When inquiring with the director, I was very pleased to discover that someone had written that song just for their group. A few years ago, I even saw a show where the music was predominantly original. It was so creative and entertaining!
Crafting Original Pieces
Over the years, I have offered creating original material for numerous directors, and what I discovered is that this concept is becoming more and more accepted. Starting in 2006, I was selling about one original piece a year. At that time, I had created original arrangements for show choir and advertised them to schools. By 2012, I was writing an original show for Crete-Monee High School in Illinois.
That was a first endeavor for writing an entire show. Later that year, a director needed an opener and could not get the licensing, so the offer was made to create something with the same theme and feel. I crafted a sample and the director liked it. I was thrilled.
Last school year provided the opportunity of writing four originals for various groups and this year, a whopping fourteen original pieces. The subjects of these vary greatly, including a Marie Antionette “let them eat cake” song, women super heroes, the attempt of rescuing Pinocchio, several for a sports-themed show and all but two arrangements for a goddess show. The biggest challenge was the latter, which included a great deal of research to ensure accuracy.
Make the Leap: Commit to Original Show Choir Music
There are still many show choir directors who are hesitant to jump on the originals bandwagon. That is a decision that I fully respect because that director knows their show, students and programming better than anyone.
Some directors still feel it’s too risky and judges may not be impressed or may score them lower since they don’t recognize the material. I have always maintained that judges will always encounter music they are not familiar with and should score based solely on the group’s performance.

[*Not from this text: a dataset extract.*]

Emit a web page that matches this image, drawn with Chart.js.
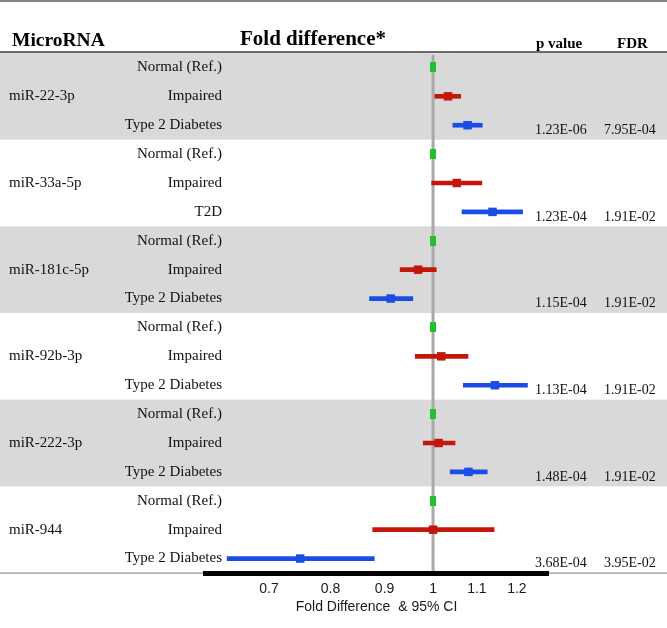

When a director does make the decision to use original music, they are making a win-win-win-win choice. First, the director gets a piece of music created with their specifications, so the song fits their show exactly. Second, licensing is (or should be) included with each original piece, which helps keep the cost down. Third, there are no restrictions when the arranger/director needs to email scores back and forth. This is exceptionally helpful when making edits. Finally, the writer gets to add a songwriting credit to her or his repertoire.
From a songwriter standpoint, this is your work, your creation, your product. This relationship also adds value to the director as well because they have another credible and valuable memberon their team. If you get approached with the opportunity of original material, you may wish to consider the possibility. And the possibilities are endless.